What the task asks: Quote verbatim the span of lines that begins the listing below and closes with the line containing "x = list(range(len(categories)))".

Data section:
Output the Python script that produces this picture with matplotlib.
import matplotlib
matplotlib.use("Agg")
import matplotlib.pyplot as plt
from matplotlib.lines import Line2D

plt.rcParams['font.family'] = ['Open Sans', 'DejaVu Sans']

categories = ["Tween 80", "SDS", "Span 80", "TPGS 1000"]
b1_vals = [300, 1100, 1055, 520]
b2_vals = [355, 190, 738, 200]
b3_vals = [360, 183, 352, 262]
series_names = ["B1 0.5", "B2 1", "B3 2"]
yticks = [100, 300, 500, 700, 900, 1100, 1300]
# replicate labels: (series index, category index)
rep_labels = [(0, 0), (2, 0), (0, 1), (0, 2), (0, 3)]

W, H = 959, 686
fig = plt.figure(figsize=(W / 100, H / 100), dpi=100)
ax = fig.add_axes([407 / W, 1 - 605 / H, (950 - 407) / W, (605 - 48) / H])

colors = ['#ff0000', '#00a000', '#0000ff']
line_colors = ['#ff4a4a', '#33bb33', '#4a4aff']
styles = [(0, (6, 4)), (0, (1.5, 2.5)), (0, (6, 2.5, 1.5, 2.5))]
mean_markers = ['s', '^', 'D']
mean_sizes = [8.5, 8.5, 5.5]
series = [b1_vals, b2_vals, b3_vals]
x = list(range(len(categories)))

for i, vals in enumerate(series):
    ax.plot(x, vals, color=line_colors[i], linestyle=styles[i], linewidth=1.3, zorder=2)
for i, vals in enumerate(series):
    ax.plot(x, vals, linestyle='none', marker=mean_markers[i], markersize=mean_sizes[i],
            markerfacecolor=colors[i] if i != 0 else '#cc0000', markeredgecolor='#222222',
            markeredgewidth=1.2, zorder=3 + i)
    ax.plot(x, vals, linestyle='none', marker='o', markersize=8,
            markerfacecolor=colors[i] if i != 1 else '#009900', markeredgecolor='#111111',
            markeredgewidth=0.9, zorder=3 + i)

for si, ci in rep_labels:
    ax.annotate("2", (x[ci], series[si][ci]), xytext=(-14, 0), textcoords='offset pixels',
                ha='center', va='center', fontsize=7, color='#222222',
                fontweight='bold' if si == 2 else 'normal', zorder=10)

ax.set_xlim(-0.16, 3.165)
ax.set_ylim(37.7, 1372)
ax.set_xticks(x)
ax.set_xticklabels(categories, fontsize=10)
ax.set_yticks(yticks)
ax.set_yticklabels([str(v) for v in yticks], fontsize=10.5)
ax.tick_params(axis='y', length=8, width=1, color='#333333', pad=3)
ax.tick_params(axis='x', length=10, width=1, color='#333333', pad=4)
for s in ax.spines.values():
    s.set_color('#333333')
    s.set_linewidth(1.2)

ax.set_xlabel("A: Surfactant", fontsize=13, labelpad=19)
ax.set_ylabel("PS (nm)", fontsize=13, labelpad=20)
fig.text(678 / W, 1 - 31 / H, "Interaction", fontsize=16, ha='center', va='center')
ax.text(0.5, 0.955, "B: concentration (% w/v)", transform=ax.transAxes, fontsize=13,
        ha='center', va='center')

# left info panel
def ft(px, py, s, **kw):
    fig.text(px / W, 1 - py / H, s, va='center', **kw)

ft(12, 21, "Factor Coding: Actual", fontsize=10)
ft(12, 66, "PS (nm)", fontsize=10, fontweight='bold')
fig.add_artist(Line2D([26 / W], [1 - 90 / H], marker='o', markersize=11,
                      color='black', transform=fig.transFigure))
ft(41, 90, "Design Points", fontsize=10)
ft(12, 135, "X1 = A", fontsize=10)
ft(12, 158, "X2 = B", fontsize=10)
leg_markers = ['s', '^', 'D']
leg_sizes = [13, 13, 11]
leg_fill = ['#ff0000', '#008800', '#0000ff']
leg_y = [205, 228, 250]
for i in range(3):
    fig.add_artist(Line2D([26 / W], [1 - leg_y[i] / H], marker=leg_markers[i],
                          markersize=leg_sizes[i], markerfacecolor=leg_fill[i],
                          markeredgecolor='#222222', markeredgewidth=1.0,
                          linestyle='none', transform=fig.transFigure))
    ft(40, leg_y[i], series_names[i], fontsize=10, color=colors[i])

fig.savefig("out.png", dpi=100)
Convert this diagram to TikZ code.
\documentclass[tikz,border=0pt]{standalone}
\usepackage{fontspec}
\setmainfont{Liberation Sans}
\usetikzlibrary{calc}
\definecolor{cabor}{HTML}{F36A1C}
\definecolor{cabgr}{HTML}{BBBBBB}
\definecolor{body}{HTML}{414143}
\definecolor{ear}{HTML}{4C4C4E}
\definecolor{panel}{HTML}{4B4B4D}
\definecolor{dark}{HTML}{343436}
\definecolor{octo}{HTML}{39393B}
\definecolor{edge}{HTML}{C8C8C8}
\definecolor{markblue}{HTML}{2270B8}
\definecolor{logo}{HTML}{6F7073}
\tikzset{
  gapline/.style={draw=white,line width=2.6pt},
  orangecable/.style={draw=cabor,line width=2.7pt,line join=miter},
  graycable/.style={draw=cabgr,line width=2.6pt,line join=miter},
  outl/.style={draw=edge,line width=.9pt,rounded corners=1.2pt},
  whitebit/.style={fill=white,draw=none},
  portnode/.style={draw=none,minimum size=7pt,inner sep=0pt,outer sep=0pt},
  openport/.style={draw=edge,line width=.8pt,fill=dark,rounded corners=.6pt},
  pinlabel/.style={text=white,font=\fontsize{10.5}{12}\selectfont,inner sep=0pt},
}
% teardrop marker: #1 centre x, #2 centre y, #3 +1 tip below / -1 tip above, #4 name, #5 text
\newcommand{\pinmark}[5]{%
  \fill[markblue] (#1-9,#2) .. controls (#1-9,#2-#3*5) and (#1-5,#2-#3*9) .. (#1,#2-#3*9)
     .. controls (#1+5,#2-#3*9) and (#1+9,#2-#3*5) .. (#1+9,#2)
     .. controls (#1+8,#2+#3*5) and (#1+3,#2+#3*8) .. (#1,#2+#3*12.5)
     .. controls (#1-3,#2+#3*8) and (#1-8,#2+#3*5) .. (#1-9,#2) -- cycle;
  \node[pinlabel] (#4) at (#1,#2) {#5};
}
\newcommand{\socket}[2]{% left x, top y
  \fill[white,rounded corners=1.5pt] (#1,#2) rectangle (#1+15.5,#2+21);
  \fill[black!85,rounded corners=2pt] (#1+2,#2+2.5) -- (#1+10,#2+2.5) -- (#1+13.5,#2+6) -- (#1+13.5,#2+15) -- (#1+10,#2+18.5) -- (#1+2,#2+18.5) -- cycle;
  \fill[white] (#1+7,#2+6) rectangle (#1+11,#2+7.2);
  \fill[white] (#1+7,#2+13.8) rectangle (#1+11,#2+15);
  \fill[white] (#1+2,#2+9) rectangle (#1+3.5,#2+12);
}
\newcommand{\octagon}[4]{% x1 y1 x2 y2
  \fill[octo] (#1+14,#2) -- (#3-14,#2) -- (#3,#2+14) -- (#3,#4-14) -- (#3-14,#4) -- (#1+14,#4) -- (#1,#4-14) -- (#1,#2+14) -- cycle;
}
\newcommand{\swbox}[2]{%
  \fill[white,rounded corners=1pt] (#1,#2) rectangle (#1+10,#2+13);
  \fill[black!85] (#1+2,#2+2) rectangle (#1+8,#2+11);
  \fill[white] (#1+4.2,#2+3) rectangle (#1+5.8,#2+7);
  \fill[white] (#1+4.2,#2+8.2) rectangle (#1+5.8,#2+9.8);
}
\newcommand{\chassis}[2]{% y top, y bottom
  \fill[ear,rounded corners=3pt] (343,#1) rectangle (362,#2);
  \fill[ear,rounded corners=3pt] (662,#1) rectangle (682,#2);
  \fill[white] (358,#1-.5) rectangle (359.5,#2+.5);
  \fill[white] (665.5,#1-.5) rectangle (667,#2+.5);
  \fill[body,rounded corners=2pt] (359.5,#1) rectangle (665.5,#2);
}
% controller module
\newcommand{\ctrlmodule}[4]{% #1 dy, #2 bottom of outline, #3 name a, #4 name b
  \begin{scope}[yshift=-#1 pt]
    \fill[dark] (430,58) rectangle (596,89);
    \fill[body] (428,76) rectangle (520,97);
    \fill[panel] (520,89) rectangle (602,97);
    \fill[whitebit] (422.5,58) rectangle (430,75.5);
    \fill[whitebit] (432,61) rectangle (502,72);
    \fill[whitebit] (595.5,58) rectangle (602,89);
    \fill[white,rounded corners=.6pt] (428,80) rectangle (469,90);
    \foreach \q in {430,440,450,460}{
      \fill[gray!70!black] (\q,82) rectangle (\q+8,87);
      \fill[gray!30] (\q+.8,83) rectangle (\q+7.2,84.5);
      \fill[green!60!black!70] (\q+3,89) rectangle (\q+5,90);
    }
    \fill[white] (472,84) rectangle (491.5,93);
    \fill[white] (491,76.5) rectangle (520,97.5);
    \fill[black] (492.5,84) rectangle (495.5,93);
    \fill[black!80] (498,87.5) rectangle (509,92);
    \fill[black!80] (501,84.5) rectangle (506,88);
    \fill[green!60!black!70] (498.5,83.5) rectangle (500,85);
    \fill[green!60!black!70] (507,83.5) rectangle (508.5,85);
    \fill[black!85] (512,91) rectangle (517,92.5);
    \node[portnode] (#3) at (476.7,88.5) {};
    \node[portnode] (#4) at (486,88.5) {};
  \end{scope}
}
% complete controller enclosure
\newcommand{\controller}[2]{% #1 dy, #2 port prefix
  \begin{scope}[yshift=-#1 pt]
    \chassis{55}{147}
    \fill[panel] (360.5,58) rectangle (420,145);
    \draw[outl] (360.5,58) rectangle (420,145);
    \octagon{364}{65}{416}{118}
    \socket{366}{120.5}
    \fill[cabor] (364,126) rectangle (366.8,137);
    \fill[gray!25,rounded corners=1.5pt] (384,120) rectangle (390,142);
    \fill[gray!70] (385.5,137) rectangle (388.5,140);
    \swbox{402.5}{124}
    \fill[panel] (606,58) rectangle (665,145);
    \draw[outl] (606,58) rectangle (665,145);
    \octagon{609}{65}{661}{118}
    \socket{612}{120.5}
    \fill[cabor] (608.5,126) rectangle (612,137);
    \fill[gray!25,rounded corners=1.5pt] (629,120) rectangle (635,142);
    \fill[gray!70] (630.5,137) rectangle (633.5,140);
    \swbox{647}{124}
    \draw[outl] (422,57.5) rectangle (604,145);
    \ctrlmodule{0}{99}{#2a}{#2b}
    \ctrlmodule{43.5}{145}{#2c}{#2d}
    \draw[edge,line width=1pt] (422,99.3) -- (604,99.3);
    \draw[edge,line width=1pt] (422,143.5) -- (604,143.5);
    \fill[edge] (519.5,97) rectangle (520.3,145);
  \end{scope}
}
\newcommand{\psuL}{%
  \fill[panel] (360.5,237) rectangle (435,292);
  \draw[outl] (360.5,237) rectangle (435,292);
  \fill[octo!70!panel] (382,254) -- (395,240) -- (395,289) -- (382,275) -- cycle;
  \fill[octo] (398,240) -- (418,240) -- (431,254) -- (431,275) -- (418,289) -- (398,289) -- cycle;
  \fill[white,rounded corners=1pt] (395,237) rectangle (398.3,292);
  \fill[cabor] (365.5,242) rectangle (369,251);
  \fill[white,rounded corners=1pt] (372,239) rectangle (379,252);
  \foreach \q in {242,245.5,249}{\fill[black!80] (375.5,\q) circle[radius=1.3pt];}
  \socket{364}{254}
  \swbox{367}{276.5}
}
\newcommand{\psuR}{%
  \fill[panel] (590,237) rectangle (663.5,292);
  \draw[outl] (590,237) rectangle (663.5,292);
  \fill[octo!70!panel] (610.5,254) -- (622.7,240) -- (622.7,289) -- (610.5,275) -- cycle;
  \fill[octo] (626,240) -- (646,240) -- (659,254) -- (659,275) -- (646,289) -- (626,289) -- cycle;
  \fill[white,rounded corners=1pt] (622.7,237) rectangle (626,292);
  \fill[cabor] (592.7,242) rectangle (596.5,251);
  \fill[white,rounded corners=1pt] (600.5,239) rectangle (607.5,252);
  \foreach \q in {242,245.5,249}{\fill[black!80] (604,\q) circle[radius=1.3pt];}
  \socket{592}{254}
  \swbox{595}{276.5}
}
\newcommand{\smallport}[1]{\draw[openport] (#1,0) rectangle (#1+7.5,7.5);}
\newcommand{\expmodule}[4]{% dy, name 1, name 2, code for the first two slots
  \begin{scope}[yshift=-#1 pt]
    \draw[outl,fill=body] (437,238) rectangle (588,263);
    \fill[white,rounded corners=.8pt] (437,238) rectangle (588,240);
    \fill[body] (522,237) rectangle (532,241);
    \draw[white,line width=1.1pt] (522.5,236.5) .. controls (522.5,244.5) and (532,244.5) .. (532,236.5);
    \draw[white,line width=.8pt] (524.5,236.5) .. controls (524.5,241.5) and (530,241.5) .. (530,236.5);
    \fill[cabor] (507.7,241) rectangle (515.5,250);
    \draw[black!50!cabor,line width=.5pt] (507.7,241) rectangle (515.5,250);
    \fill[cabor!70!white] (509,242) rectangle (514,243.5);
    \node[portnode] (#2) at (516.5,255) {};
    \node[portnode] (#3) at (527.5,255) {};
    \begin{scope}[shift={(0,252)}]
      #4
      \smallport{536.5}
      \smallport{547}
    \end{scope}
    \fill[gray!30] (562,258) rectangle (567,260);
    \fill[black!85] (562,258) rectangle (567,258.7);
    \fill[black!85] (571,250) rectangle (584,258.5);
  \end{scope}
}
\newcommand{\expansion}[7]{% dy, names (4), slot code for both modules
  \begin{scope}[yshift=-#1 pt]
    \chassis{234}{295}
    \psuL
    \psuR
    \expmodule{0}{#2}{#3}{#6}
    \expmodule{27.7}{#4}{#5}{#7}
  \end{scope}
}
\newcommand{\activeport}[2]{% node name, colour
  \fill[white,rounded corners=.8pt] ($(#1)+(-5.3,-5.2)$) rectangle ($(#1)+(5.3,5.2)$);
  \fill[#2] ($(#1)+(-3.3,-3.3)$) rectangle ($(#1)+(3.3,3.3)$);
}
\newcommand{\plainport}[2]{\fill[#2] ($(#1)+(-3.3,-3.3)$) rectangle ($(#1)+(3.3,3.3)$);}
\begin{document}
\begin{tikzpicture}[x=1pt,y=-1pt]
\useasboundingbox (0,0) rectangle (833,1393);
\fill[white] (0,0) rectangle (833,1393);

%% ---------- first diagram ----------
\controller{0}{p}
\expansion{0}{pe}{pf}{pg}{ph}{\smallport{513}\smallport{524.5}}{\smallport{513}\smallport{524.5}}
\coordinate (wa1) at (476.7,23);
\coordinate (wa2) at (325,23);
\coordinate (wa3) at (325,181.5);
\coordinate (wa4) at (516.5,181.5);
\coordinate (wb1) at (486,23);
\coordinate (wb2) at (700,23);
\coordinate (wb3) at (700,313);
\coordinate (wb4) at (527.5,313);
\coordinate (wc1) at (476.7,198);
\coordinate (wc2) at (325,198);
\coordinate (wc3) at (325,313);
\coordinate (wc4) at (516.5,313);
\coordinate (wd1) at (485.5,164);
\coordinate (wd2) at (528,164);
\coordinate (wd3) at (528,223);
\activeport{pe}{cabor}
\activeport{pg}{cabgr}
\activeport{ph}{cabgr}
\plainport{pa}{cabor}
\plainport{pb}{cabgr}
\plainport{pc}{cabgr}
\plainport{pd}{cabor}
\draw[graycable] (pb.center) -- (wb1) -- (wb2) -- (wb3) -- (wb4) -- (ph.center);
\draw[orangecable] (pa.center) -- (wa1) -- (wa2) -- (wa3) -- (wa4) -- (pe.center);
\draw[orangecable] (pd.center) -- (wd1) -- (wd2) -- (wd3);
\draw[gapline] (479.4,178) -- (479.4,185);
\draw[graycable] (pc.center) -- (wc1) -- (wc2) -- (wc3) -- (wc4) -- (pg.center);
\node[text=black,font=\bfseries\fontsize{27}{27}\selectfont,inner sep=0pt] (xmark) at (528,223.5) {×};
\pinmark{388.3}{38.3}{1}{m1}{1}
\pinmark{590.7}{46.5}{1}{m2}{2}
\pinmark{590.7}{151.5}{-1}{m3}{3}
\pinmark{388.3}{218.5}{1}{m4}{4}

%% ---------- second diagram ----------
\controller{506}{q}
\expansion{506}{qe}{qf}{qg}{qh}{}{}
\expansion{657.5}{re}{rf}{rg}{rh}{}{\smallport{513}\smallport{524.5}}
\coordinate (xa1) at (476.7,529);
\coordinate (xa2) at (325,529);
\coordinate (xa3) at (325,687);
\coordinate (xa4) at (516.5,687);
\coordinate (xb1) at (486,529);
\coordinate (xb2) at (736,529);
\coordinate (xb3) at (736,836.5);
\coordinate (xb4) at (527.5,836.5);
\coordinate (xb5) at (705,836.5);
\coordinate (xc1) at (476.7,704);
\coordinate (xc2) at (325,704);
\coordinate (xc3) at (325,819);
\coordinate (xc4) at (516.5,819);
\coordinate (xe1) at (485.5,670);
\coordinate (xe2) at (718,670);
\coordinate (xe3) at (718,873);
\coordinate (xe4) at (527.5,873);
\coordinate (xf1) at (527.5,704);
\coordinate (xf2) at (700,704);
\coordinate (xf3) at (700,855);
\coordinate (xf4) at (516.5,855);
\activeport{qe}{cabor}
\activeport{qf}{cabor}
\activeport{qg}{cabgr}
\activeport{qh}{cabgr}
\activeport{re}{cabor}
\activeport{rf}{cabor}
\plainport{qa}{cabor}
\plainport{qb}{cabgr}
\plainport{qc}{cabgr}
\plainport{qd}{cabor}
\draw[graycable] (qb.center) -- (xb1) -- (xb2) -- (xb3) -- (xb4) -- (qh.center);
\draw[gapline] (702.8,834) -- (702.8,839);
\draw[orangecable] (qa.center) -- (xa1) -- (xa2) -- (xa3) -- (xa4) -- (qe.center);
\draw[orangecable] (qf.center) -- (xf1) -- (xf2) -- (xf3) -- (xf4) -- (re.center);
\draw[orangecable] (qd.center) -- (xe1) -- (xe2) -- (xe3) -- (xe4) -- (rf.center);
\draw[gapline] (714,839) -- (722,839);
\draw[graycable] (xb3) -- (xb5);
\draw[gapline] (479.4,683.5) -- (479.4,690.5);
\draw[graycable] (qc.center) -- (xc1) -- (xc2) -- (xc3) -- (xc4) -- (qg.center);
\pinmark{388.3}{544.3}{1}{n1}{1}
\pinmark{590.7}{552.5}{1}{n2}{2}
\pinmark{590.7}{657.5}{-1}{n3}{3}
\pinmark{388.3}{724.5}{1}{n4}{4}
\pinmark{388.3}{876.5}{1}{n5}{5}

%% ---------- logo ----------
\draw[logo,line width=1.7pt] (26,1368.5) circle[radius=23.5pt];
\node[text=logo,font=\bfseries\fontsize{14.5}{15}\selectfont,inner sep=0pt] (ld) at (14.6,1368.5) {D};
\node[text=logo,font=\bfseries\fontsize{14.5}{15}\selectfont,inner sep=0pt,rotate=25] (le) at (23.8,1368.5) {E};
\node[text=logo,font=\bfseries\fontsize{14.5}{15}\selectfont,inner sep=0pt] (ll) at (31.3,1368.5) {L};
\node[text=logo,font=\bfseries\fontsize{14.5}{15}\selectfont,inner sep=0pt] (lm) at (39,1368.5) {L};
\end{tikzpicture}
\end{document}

Response:
Output the Python script that produces this picture with matplotlib.
import matplotlib
matplotlib.use("Agg")
import matplotlib.pyplot as plt
from matplotlib.lines import Line2D

plt.rcParams['font.family'] = ['Open Sans', 'DejaVu Sans']

categories = ["Tween 80", "SDS", "Span 80", "TPGS 1000"]
b1_vals = [300, 1100, 1055, 520]
b2_vals = [355, 190, 738, 200]
b3_vals = [360, 183, 352, 262]
series_names = ["B1 0.5", "B2 1", "B3 2"]
yticks = [100, 300, 500, 700, 900, 1100, 1300]
# replicate labels: (series index, category index)
rep_labels = [(0, 0), (2, 0), (0, 1), (0, 2), (0, 3)]

W, H = 959, 686
fig = plt.figure(figsize=(W / 100, H / 100), dpi=100)
ax = fig.add_axes([407 / W, 1 - 605 / H, (950 - 407) / W, (605 - 48) / H])

colors = ['#ff0000', '#00a000', '#0000ff']
line_colors = ['#ff4a4a', '#33bb33', '#4a4aff']
styles = [(0, (6, 4)), (0, (1.5, 2.5)), (0, (6, 2.5, 1.5, 2.5))]
mean_markers = ['s', '^', 'D']
mean_sizes = [8.5, 8.5, 5.5]
series = [b1_vals, b2_vals, b3_vals]
x = list(range(len(categories)))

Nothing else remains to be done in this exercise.